■ TASK DIRECTIONS:
Copy every line of the records below that holds the word "with".

Plotting code records
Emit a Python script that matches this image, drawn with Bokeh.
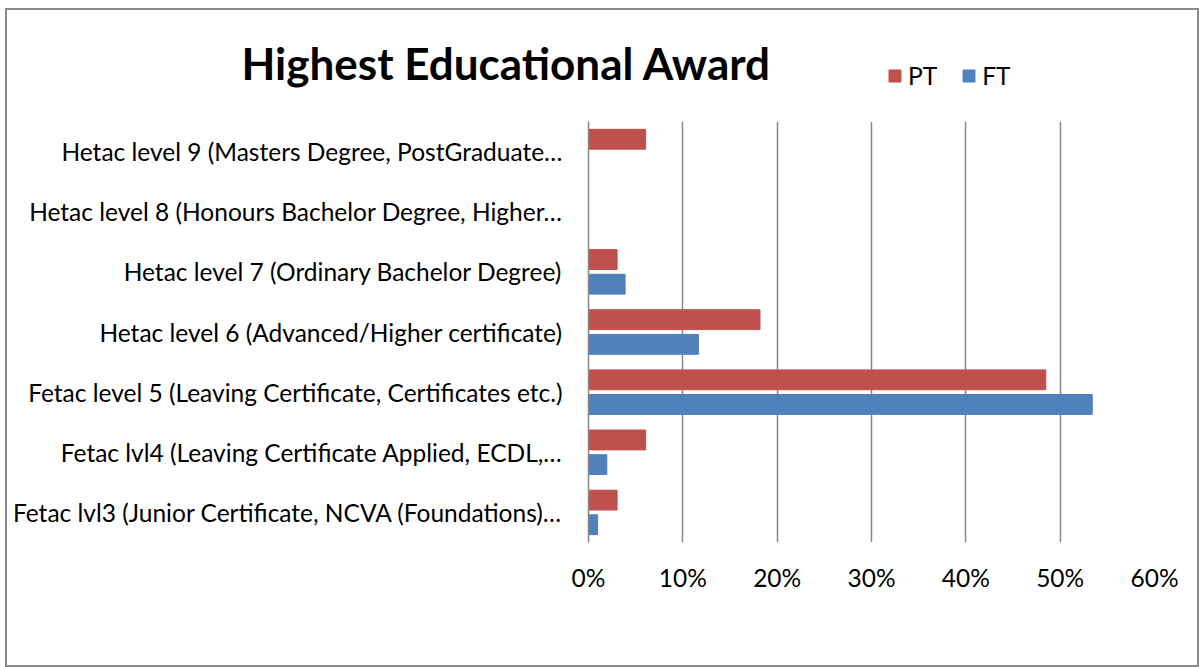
from bokeh.plotting import figure
from bokeh.layouts import column
from bokeh.models import (Range1d, FixedTicker, NumeralTickFormatter, Label, Legend, LegendItem)
from bokeh.embed import file_html
from bokeh.resources import INLINE

# Data (bottom to top in the chart)
categories = [
    "Fetac lvl3 (Junior Certificate, NCVA (Foundations)\u2026",
    "Fetac lvl4 (Leaving Certificate Applied, ECDL,\u2026",
    "Fetac level 5 (Leaving Certificate, Certificates etc.)",
    "Hetac level 6 (Advanced/Higher certificate)",
    "Hetac level 7 (Ordinary Bachelor Degree)",
    "Hetac level 8 (Honours Bachelor Degree, Higher\u2026",
    "Hetac level 9 (Masters Degree, PostGraduate\u2026",
]
pt_values = [0.0303, 0.0606, 0.4848, 0.1818, 0.0303, 0.0, 0.0606]
ft_values = [0.0097, 0.0194, 0.5340, 0.1165, 0.0388, 0.0, 0.0]
x_ticks = [0, 0.1, 0.2, 0.3, 0.4, 0.5, 0.6]
chart_title = "Highest Educational Award"
series_names = ["PT", "FT"]

FONT = "Lato"
LABEL_SIZE = "24.5px"
GRID = "#868686"
PT_COLOR = "#C0504D"
FT_COLOR = "#4F81BD"
W = 1190

idx = list(range(len(categories)))

# ---- header: title + legend ----
hdr = figure(width=W, height=111, output_backend="svg", toolbar_location=None,
             x_range=Range1d(0, W), y_range=Range1d(0, 111),
             x_axis_type=None, y_axis_type=None,
             min_border=0, min_border_left=0, min_border_right=0,
             min_border_top=0, min_border_bottom=0)
hdr.frame_align = False
hdr.outline_line_color = None
hdr.grid.grid_line_color = None
hdr.add_layout(Label(x=499, y=59, text=chart_title, text_font=FONT,
                     text_font_style="bold", text_font_size="44px",
                     text_align="center", text_baseline="middle",
                     text_color="#000000"))
# legend proxies (zero-size, outside the visible range)
d_pt = hdr.hbar(y=[-100], right=[0], left=0, height=1, color=PT_COLOR)
d_ft = hdr.hbar(y=[-100], right=[0], left=0, height=1, color=FT_COLOR)
legend = Legend(items=[LegendItem(label=series_names[0], renderers=[d_pt]),
                       LegendItem(label=series_names[1], renderers=[d_ft])],
                orientation="horizontal", location=(880, 31),
                glyph_width=15, glyph_height=15, label_standoff=6, spacing=24,
                padding=0, margin=0, border_line_color=None,
                background_fill_alpha=0, label_text_font=FONT,
                label_text_font_size=LABEL_SIZE, label_text_color="#000000")
hdr.add_layout(legend, "center")

# ---- main chart ----
p = figure(width=W, height=544, output_backend="svg", toolbar_location=None,
           x_range=Range1d(0, 0.6), y_range=Range1d(-0.5, len(categories) - 0.5),
           min_border_left=581, min_border_right=43, min_border_top=0,
           min_border_bottom=123)
p.frame_align = False
p.outline_line_color = None

p.hbar(y=[i + 0.205 for i in idx], right=pt_values, left=0, height=0.33,
       color=PT_COLOR)
p.hbar(y=[i - 0.205 for i in idx], right=ft_values, left=0, height=0.33,
       color=FT_COLOR)

xa = p.xaxis[0]
xa.ticker = FixedTicker(ticks=x_ticks)
xa.formatter = NumeralTickFormatter(format="0%")
xa.axis_line_color = None
xa.major_tick_line_color = None
xa.minor_tick_line_color = None
xa.major_tick_out = 0
xa.major_tick_in = 0
xa.minor_tick_out = 0
xa.major_label_text_font = FONT
xa.major_label_text_font_size = LABEL_SIZE
xa.major_label_text_color = "#000000"
xa.major_label_standoff = 20

ya = p.yaxis[0]
ya.ticker = FixedTicker(ticks=idx)
ya.major_label_overrides = {i: c for i, c in zip(idx, categories)}
ya.axis_line_color = GRID
ya.axis_line_width = 1.5
ya.major_tick_line_color = None
ya.minor_tick_line_color = None
ya.major_tick_out = 0
ya.major_tick_in = 0
ya.minor_tick_out = 0
ya.major_label_text_font = FONT
ya.major_label_text_font_size = LABEL_SIZE
ya.major_label_text_color = "#000000"
ya.major_label_standoff = 26

p.xgrid.ticker = FixedTicker(ticks=x_ticks)
p.xgrid.grid_line_color = GRID
p.xgrid.grid_line_width = 1.5
p.ygrid.grid_line_color = None

layout = column(hdr, p, spacing=0)
layout.styles = {"border": "2px solid #8a8a8a", "margin-left": "5px",
                 "margin-top": "8px"}

open("out.html", "w").write(file_html(layout, INLINE))
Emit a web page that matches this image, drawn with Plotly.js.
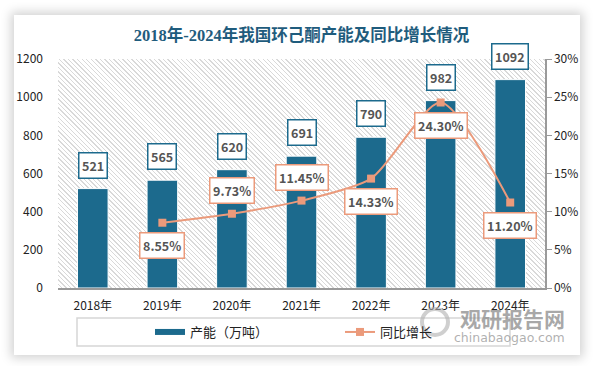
<!DOCTYPE html>
<html>
<head>
<meta charset="utf-8">
<script src="https://cdn.plot.ly/plotly-3.0.1.min.js"></script>
<style>
  html, body { margin:0; padding:0; background:#ffffff; width:594px; height:366px; overflow:hidden; }
  #card { position:absolute; left:14px; top:15px; width:566px; height:340px; background:#fff;
          box-shadow: 0 0 10px 3px rgba(0,0,0,0.18); }
  #hatch { position:absolute; left:58px; top:59px; width:487px; height:229px;
           background: repeating-linear-gradient(45deg, #ffffff 0px, #ffffff 2.2px, #d9d9d9 2.2px, #d9d9d9 3.2px); }
  #chart { position:absolute; left:0; top:0; width:594px; height:366px; }
</style>
</head>
<body>
<div id="card"></div>
<div id="hatch"></div>
<div id="chart"></div>
<script>
const categories = ['2018年','2019年','2020年','2021年','2022年','2023年','2024年'];
const capacity = [521, 565, 620, 691, 790, 982, 1092];
const growth = [null, 8.55, 9.73, 11.45, 14.33, 24.30, 11.20];
const growthLabels = ['', '8.55%', '9.73%', '11.45%', '14.33%', '24.30%', '11.20%'];
const growthLabelSide = [0, -1, 1, 1, -1, -1, -1];

const teal = '#1c6a8d';
const orange = '#eb9a7b';
const font = '"Noto Sans CJK SC", "Noto Sans", sans-serif';

const traces = [
  { type:'bar', x:categories, y:capacity, name:'产能（万吨）', marker:{color:teal, line:{color:'#ffffff', width:1}},
    width:0.44, showlegend:false, hoverinfo:'skip' },
  { type:'scatter', mode:'lines', x:[null], y:[null], name:'产能（万吨）', line:{color:teal, width:6},
    showlegend:true, legend:'legend' },
  { type:'scatter', mode:'lines+markers', x:categories, y:growth, yaxis:'y2', name:'同比增长',
    line:{color:orange, width:2, shape:'spline', smoothing:0.7},
    marker:{symbol:'square', size:8, color:orange}, connectgaps:false, legend:'legend2' }
];

const annotations = [];
capacity.forEach((v, i) => {
  annotations.push({ x:categories[i], y:v, xref:'x', yref:'y', yanchor:'bottom', yshift:10,
    text:'<b>' + v + '</b>', showarrow:false, font:{family:font, size:12.5, color:'#555555'},
    bgcolor:'#ffffff', bordercolor:teal, borderwidth:1.5, borderpad:2.5 });
});
growth.forEach((v, i) => {
  if (v === null) return;
  const s = growthLabelSide[i];
  annotations.push({ x:categories[i], y:v, xref:'x', yref:'y2', yanchor: s > 0 ? 'bottom' : 'top',
    yshift: s > 0 ? 10 : -9,
    text:'<b>' + growthLabels[i] + '</b>', showarrow:false, font:{family:font, size:12.5, color:'#555555'},
    bgcolor:'#ffffff', bordercolor:orange, borderwidth:1.5, borderpad:2.5 });
});
// watermark
annotations.push({ xref:'paper', yref:'paper', x:(512-58)/487, y:-(318-288)/229, xanchor:'center', yanchor:'middle', text:'<b>观研报告网</b>', showarrow:false,
  font:{family:font, size:21, color:'rgba(140,140,140,0.75)'} });
annotations.push({ xref:'paper', yref:'paper', x:(509-58)/487, y:-(337-288)/229, xanchor:'center', yanchor:'middle', text:'chinabaogao.com', showarrow:false,
  font:{family:'"DejaVu Sans", sans-serif', size:12.5, color:'rgba(150,150,150,0.75)'} });

const legendFont = {family:font, size:13, color:'#222'};
const layout = {
  width:594, height:366,
  margin:{l:58, r:49, t:59, b:78},
  paper_bgcolor:'rgba(0,0,0,0)', plot_bgcolor:'rgba(0,0,0,0)',
  title:{ text:'<b>2018年-2024年我国环己酮产能及同比增长情况</b>', x:0.5, xref:'paper', y:0.905, yanchor:'middle',
    font:{family:'"Liberation Serif", "Noto Sans CJK SC", serif', size:16.5, color:'#1f5c7d'} },
  font:{family:font, size:12, color:'#222222'},
  bargap:0.56,
  xaxis:{ type:'category', showline:true, linecolor:'#9a9a9a', linewidth:1.5, showgrid:false, ticks:'',
    ticklabelstandoff:6, tickfont:{family:font, size:12, color:'#222'}, fixedrange:true },
  yaxis:{ range:[0,1200], dtick:200, showgrid:false, zeroline:false, showline:false, ticks:'',
    ticklabelstandoff:14, tickfont:{family:font, size:12, color:'#222'} },
  yaxis2:{ range:[0,30], dtick:5, ticksuffix:'%', overlaying:'y', side:'right', showgrid:false, zeroline:false,
    showline:true, linecolor:'#9a9a9a', linewidth:1.5, ticks:'outside', ticklen:5, tickcolor:'#9a9a9a',
    tickfont:{family:font, size:12, color:'#222'} },
  legend:{ orientation:'h', x:(150-58)/487, xanchor:'left', y:-(332-288)/229, yanchor:'middle',
    bgcolor:'rgba(0,0,0,0)', font:legendFont },
  legend2:{ orientation:'h', x:(340-58)/487, xanchor:'left', y:-(332-288)/229, yanchor:'middle',
    bgcolor:'rgba(0,0,0,0)', font:legendFont },
  shapes:[
    { type:'rect', xref:'paper', yref:'paper', x0:(77-58)/487, x1:(510-58)/487, y0:-(346-288)/229, y1:-(318-288)/229,
      line:{color:'#d6d6d6', width:1.5}, fillcolor:'rgba(0,0,0,0)' },
    { type:'circle', xref:'paper', yref:'paper', x0:(422-58)/487, x1:(448-58)/487, y0:-(335-288)/229, y1:-(309-288)/229,
      line:{color:'rgba(175,175,175,0.6)', width:4}, fillcolor:'rgba(0,0,0,0)' }
  ],
  annotations:annotations,
  showlegend:true
};

Plotly.newPlot('chart', traces, layout, {displayModeBar:false, staticPlot:true});
</script>
</body>
</html>
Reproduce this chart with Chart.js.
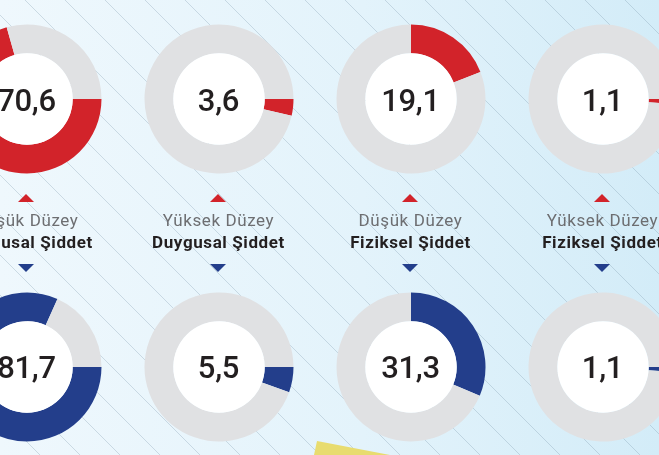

■ IN RESPONSE:
Emit a Python script that matches this image, drawn with Bokeh.
Emit a web page that matches this image, drawn with Plotly.js.
Reproduce this chart with Chart.js.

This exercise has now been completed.